Following Tuesday’s announcement by Apple of Apple Pay, an NFC-based mobile payment service, credit unions asked, what about us?

Is there a place for credit unions in Apple Pay?

“We have been getting a lot of inquiries from credit unions. They all want to know if they can participate,” said Brandon Bogler, an executive with The Members Group in Des Moines, Iowa.

The one credit union that did not ask that question was Vienna, Va.-based Navy Federal, because the $60 billion cooperative was one of a handful of financial institutions already lined up to participate in Apple Pay. Chase, Bank of America, Wells Fargo, USAA and a few other mega banks are also in the opening lineup..

Don’t think this means everybody else is left out.

“There definitely will be a place for credit unions in Apple Pay. There’s a place for all credit card issuers,” said Brandon Kuehl, another TMG executive.

David Cramer, head of financial institution sales in North America for Visa, backed that up. 

“We are building the pipes to allow any and all FIs that want to participate to be able to do so, without having to do a lot of custom development,” he said.

Exactly how broad Apple Pay’s impact will be is an open question. The largest unknown is how merchants will react. 

Some, such as MCX leader WalMart, already has gone on record saying that Apple Pay will not be accepted at its stores. But many others – CVS, Walgreens, Whole Foods, McDonalds, Panera Bread – quickly climbed aboard.

Understand this: Playing inside Apple Pay involves new fees for a participating institution. The biggest new fee is Apple’s thin slice of interchange, for its role in facilitating the transaction.

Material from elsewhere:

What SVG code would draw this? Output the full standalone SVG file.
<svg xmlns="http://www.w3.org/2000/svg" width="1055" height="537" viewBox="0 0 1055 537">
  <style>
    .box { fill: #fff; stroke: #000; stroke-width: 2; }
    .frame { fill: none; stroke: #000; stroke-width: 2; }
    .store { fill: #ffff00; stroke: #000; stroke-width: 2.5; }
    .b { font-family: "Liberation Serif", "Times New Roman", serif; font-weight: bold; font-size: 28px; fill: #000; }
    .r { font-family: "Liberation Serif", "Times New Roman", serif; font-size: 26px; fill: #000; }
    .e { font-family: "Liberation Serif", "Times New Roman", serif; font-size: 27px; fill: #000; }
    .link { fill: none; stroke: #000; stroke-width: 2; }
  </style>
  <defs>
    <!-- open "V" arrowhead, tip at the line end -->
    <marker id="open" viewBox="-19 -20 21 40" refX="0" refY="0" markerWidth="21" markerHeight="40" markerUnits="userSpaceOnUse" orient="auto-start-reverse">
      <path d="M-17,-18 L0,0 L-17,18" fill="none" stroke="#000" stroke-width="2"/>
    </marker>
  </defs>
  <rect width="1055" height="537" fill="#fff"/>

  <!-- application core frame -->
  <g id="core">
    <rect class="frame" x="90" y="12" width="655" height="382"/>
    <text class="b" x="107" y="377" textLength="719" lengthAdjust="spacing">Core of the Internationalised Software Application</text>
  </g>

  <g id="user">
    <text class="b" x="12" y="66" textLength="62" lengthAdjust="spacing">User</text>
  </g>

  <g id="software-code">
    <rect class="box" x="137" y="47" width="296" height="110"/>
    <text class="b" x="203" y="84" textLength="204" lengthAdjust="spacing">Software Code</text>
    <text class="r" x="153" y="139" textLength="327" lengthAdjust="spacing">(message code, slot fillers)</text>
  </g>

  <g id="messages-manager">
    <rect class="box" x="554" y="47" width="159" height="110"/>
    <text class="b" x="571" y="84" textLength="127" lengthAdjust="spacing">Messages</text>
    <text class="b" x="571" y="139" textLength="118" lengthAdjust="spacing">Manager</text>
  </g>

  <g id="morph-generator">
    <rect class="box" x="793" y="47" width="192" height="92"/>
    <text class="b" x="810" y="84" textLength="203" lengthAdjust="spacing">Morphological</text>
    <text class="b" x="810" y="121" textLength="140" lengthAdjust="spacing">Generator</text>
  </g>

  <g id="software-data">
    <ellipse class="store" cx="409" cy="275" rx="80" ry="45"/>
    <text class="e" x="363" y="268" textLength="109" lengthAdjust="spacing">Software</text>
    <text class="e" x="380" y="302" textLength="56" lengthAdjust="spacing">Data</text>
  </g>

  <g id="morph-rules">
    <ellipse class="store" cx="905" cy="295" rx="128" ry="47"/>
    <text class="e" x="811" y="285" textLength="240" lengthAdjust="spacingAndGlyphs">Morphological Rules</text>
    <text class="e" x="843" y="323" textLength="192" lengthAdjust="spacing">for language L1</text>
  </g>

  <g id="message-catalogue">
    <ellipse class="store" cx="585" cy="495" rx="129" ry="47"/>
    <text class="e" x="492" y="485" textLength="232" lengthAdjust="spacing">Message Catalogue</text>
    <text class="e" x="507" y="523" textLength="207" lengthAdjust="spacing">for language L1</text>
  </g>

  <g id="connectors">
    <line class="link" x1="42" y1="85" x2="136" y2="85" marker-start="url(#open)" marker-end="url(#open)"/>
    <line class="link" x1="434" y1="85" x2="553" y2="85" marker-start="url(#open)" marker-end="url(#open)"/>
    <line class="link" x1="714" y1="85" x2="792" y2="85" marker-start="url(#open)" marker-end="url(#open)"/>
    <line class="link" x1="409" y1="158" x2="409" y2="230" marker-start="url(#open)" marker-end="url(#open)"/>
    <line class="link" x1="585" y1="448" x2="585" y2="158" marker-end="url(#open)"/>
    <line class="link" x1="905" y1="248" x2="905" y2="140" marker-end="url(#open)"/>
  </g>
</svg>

Apple has not publicly revealed its percentage, but industry experts peg it as around 15 basis points. TMG’s Kuehl, who declined to comment on the specifics of Apple’s cut, said, “It’s a small number.”

Kuehl, who indicated he did not think the Apple interchange bite will dissuade institutions from participating, added, “there is not a large startup cost involved with Apple Pay.”

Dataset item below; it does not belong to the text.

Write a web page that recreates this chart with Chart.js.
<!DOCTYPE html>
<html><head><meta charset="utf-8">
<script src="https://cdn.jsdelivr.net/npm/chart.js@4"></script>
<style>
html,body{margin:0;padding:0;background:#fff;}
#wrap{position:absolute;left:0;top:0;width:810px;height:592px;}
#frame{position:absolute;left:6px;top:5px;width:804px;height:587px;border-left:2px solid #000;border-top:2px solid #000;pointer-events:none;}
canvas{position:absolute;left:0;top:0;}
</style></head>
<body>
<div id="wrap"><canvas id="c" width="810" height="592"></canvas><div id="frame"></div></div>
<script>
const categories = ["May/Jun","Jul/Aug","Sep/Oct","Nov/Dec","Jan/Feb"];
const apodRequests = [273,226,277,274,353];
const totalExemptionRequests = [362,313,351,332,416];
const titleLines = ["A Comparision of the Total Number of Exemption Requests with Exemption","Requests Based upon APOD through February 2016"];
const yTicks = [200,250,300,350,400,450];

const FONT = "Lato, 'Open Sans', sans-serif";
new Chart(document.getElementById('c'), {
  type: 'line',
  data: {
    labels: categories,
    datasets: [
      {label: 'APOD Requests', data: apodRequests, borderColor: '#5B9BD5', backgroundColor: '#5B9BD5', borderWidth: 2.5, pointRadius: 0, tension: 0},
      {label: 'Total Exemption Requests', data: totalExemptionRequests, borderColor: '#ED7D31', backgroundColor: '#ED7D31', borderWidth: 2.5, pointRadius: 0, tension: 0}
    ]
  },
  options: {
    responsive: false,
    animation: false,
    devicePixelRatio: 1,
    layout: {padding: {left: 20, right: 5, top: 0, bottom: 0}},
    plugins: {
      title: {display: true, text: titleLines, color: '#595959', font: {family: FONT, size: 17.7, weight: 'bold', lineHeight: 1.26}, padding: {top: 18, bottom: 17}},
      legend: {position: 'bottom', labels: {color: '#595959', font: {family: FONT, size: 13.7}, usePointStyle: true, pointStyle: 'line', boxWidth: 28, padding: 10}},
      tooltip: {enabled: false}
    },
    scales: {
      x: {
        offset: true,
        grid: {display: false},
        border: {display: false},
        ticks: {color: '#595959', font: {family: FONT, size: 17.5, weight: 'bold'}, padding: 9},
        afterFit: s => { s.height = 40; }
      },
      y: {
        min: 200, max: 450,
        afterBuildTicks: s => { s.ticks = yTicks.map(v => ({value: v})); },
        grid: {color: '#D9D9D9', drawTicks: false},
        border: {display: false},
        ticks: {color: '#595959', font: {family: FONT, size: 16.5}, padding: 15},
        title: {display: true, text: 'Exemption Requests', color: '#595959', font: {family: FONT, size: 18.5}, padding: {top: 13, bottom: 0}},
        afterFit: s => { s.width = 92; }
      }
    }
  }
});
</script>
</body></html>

Also, Apple Pay payments will be processed as “card present” interchange fees, even though the merchant will not see the plastic card and will not know the account number. Instead, the merchant will be presented with a digital token, created by Visa, Mastercard, or American Express, that strips out account details. 

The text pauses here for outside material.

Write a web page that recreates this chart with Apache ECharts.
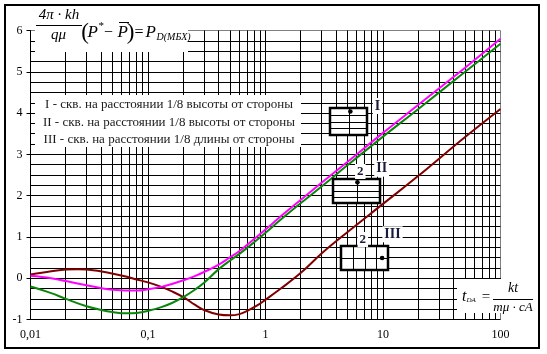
<!DOCTYPE html>
<html>
<head>
<meta charset="utf-8">
<script src="https://cdn.jsdelivr.net/npm/echarts@6/dist/echarts.min.js"></script>
<style>
  html, body { margin: 0; padding: 0; background: #fff; }
  #chart { width: 547px; height: 354px; }
</style>
</head>
<body>
<div id="chart"></div>
<script>
// ---- data ----
const xTickValues = [0.01, 0.1, 1, 10, 100];
const xTickLabels = ['0,01', '0,1', '1', '10', '100'];
const xGridValues = [0.02, 0.03, 0.04, 0.05, 0.06, 0.07, 0.08, 0.09, 0.1,
  0.2, 0.3, 0.4, 0.5, 0.6, 0.7, 0.8, 0.9, 1,
  2, 3, 4, 5, 6, 7, 8, 9, 10,
  20, 30, 40, 50, 60, 70, 80, 90];

// Curve I (magenta)
const curveI = [
  [0.01, 0.06], [0.015, 0.00], [0.02, -0.07], [0.03, -0.17], [0.04, -0.24], [0.05, -0.28],
  [0.065, -0.30], [0.08, -0.30], [0.1, -0.27], [0.13, -0.21], [0.16, -0.14], [0.2, -0.05],
  [0.25, 0.05], [0.3, 0.15], [0.4, 0.33], [0.5, 0.51], [0.6, 0.66], [0.8, 0.95], [1, 1.18],
  [1.35, 1.50], [2, 1.90], [3, 2.31], [5, 2.82], [10, 3.52], [20, 4.20], [50, 5.10], [100, 5.80]
];
// Curve II (green)
const curveII = [
  [0.01, -0.20], [0.015, -0.36], [0.02, -0.50], [0.03, -0.68], [0.04, -0.77], [0.05, -0.82],
  [0.065, -0.85], [0.08, -0.84], [0.1, -0.79], [0.13, -0.70], [0.16, -0.60], [0.2, -0.46],
  [0.25, -0.28], [0.3, -0.11], [0.4, 0.22], [0.5, 0.43], [0.6, 0.59], [0.8, 0.87], [1, 1.10],
  [1.35, 1.42], [2, 1.82], [3, 2.22], [5, 2.74], [10, 3.43], [20, 4.10], [50, 5.00], [100, 5.68]
];
// Curve III (dark red)
const curveIII = [
  [0.01, 0.09], [0.015, 0.17], [0.02, 0.21], [0.025, 0.22], [0.03, 0.21], [0.045, 0.14],
  [0.065, 0.04], [0.08, -0.03], [0.1, -0.10], [0.13, -0.21], [0.16, -0.32], [0.2, -0.46],
  [0.25, -0.64], [0.3, -0.77], [0.4, -0.88], [0.5, -0.90], [0.6, -0.87], [0.7, -0.79],
  [0.85, -0.66], [1, -0.52], [1.35, -0.25], [2, 0.13], [3, 0.60], [5, 1.12], [10, 1.80],
  [20, 2.48], [50, 3.42], [100, 4.10]
];

const legendLines = [
  'I - скв. на расстоянии 1/8 высоты от стороны',
  'II - скв. на расстоянии 1/8 высоты от стороны',
  'III - скв. на расстоянии 1/8 длины от стороны'
];
const curveNames = ['I', 'II', 'III'];
const curveColors = ['#ff00ff', '#0a870a', '#800000'];

// ---- drawing ----
const SERIF = 'Liberation Serif';
const chart = echarts.init(document.getElementById('chart'), null, { renderer: 'canvas' });

function txt(text, x, y, font, align, vAlign, extra) {
  return Object.assign({
    type: 'text', z: 70, silent: true,
    style: Object.assign({
      text: text, x: x, y: y, font: font, fill: '#000',
      align: align || 'center', textAlign: align || 'center',
      verticalAlign: vAlign || 'middle', textVerticalAlign: vAlign || 'middle'
    }, extra || {})
  });
}
function hline(x1, x2, y, w) {
  return { type: 'line', z: 70, silent: true, shape: { x1: x1, y1: y, x2: x2, y2: y }, style: { stroke: '#000', lineWidth: w || 1 } };
}
function whiteRect(x, y, w, h) {
  return { type: 'rect', z: 50, silent: true, shape: { x: x, y: y, width: w, height: h }, style: { fill: '#fff', stroke: null } };
}
function wellBox(x, y, w, h, rows, cols, fx, fy) {
  const els = [];
  els.push({ type: 'rect', z: 60, silent: true, shape: { x: x, y: y, width: w, height: h }, style: { fill: '#fff', stroke: '#000', lineWidth: 2.5 } });
  for (let r = 1; r < rows; r++) {
    const yy = Math.round(y + h * r / rows) + 0.5;
    els.push({ type: 'line', z: 61, silent: true, shape: { x1: x, y1: yy, x2: x + w, y2: yy }, style: { stroke: '#000', lineWidth: 1 } });
  }
  for (let c = 1; c < cols; c++) {
    const xx = Math.round(x + w * c / cols) + 0.5;
    els.push({ type: 'line', z: 61, silent: true, shape: { x1: xx, y1: y, x2: xx, y2: y + h }, style: { stroke: '#000', lineWidth: 1 } });
  }
  els.push({ type: 'circle', z: 62, silent: true, shape: { cx: x + w * fx, cy: y + h * fy, r: 2.3 }, style: { fill: '#000' } });
  return els;
}
const LBL = { backgroundColor: '#fff', padding: [1, 2], fill: '#1a1a3a' };

const graphics = [].concat(
  [
    // outer frame
    { type: 'rect', z: 100, silent: true, shape: { x: 5, y: 5, width: 534, height: 343 }, style: { fill: 'none', stroke: '#000', lineWidth: 2 } },
    // top formula
    whiteRect(35, 7, 153, 45),
    txt('4π · kh', 59, 15.5, 'italic 15px ' + SERIF),
    hline(36, 82, 25.5),
    txt('qμ', 58.5, 35.5, 'italic 15px ' + SERIF),
    txt('(', 85, 32.5, '23px ' + SERIF),
    txt('P', 87.5, 33, 'italic 17px ' + SERIF, 'left'),
    txt('*', 98.5, 26, '11px ' + SERIF, 'left'),
    txt('−', 108.5, 33, '16px ' + SERIF),
    txt('P', 117.5, 33, 'italic 17px ' + SERIF, 'left'),
    hline(119, 129, 22.5),
    txt(')', 130.5, 32.5, '23px ' + SERIF),
    txt('=', 139, 33, '16px ' + SERIF),
    txt('P', 145.5, 33, 'italic 17px ' + SERIF, 'left'),
    txt('D(МБХ)', 156.5, 37.5, 'italic 10px ' + SERIF, 'left'),
    // legend text
    whiteRect(35, 95, 266, 52),
    txt(legendLines[0], 169, 105, '13px ' + SERIF, 'center', 'middle', { fill: '#1a1a1a' }),
    txt(legendLines[1], 169, 122.5, '13px ' + SERIF, 'center', 'middle', { fill: '#1a1a1a' }),
    txt(legendLines[2], 169, 140, '13px ' + SERIF, 'center', 'middle', { fill: '#1a1a1a' }),
    // bottom formula
    whiteRect(457, 279, 79, 34),
    txt('t', 462, 297, 'italic 16px ' + SERIF, 'left'),
    txt('DA', 466.5, 300.5, 'italic 7px ' + SERIF, 'left'),
    txt('=', 486, 297, '15px ' + SERIF),
    txt('kt', 513, 288, 'italic 14px ' + SERIF),
    hline(493, 533, 299.5),
    txt('mμ · cA', 513, 307.5, 'italic 13px ' + SERIF)
  ],
  wellBox(330, 108, 37, 27, 4, 2, 0.55, 0.13),
  wellBox(333, 179, 47, 24, 4, 2, 0.52, 0.14),
  wellBox(341, 246, 47, 24, 2, 4, 0.875, 0.5),
  [
    txt(curveNames[0], 377.5, 106, 'bold 14px ' + SERIF, 'center', 'middle', LBL),
    txt('2', 360.3, 171.5, 'bold 13px ' + SERIF, 'center', 'middle', LBL),
    txt(curveNames[1], 381.7, 168.7, 'bold 14px ' + SERIF, 'center', 'middle', LBL),
    txt('2', 362.8, 239.5, 'bold 13px ' + SERIF, 'center', 'middle', LBL),
    txt(curveNames[2], 392.5, 234.3, 'bold 14px ' + SERIF, 'center', 'middle', LBL)
  ]
);

function xLabel(v) {
  let best = 0, bd = Infinity;
  for (let i = 0; i < xTickValues.length; i++) {
    const d = Math.abs(Math.log10(v) - Math.log10(xTickValues[i]));
    if (d < bd) { bd = d; best = i; }
  }
  return bd < 0.01 ? xTickLabels[best] : '';
}

const option = {
  animation: false,
  backgroundColor: '#fff',
  textStyle: { fontFamily: SERIF },
  grid: { left: 30.5, right: 46.5, top: 30.5, bottom: 34.5, show: true, borderColor: '#808080', borderWidth: 1, backgroundColor: 'transparent' },
  xAxis: {
    type: 'log', logBase: 10, min: 0.01, max: 100, splitNumber: 4,
    axisLine: { show: true, lineStyle: { color: '#000', width: 1 } },
    axisTick: { show: true, length: 4, lineStyle: { color: '#000' } },
    axisLabel: { color: '#000', fontSize: 12, fontFamily: SERIF, margin: 9, formatter: xLabel },
    splitLine: { show: false }
  },
  yAxis: {
    type: 'value', min: -1, max: 6, interval: 1,
    axisLine: { show: true, lineStyle: { color: '#000', width: 1 } },
    axisTick: { show: true, length: 4, lineStyle: { color: '#000' } },
    axisLabel: { color: '#000', fontSize: 12, fontFamily: SERIF, margin: 8 },
    splitLine: { show: true, showMaxLine: false, lineStyle: { color: '#000', width: 1 } },
    minorTick: { show: false, splitNumber: 4 },
    minorSplitLine: { show: true, lineStyle: { color: '#000', width: 1 } }
  },
  graphic: { elements: graphics },
  series: [
    {
      type: 'custom', silent: true, z: 1,
      data: xGridValues.map(v => [v, 0]),
      encode: { x: 0, y: 1 },
      renderItem: function (params, api) {
        const cs = params.coordSys;
        const x = Math.floor(api.coord([api.value(0), 0])[0]) + 0.5;
        return { type: 'line', shape: { x1: x, y1: cs.y, x2: x, y2: cs.y + cs.height }, style: { stroke: '#000', lineWidth: 1 } };
      }
    },
    { name: curveNames[0], type: 'line', data: curveI, showSymbol: false, symbol: 'none', smooth: 0.4, z: 5, lineStyle: { color: curveColors[0], width: 2 } },
    { name: curveNames[1], type: 'line', data: curveII, showSymbol: false, symbol: 'none', smooth: 0.4, z: 4, lineStyle: { color: curveColors[1], width: 2 } },
    { name: curveNames[2], type: 'line', data: curveIII, showSymbol: false, symbol: 'none', smooth: 0.4, z: 3, lineStyle: { color: curveColors[2], width: 2 } }
  ]
};
chart.setOption(option);
</script>
</body>
</html>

“Being able to tokenize a transaction removes the valuable data,” Cramer said.

At CO-OP Financial Services in Rancho Cucamonga, Calif., CEO Stan Hollen said that he welcomed Apple Pay, in part because “it preserves interchange for financial institutions.”

He indicated that some wallets – he pointed to MCX – are determined to significantly lower interchange, but that is not the case with Apple Pay.

Hollen added that he thought it fine if Apple took a piece of interchange, in part because its technology is creating a very secure transaction that will have dramatically reduced fraud.

“It’s Apple, their role in this will bring a lot of people and retailers into mobile payments,” he said.

Hollen cautioned that “there remain a lot of moving parts with Apple Pay;” that is, some elements are not yet fully revealed.

“There are things we don’t yet know,” he said.

As for the biggest question, how will new institutions get involved with Apple Pay? The short answer is that the details have not been disclosed.

CO-OP’s executive vice president Caroline Willard said that there are many, many webinars now streaming for interested financial institutions. CO-OP itself will offer one next week, Willard said, who indicated that details will be announced imminently.

Bottomline: The news for credit unions that want to get involved in Apple Pay appears to be all positive. 

“Credit unions that weren’t in the initial group of institutions announced by Apple won’t be disadvantaged,” Hollen predicted. “There will be plenty of time for all to get involved.”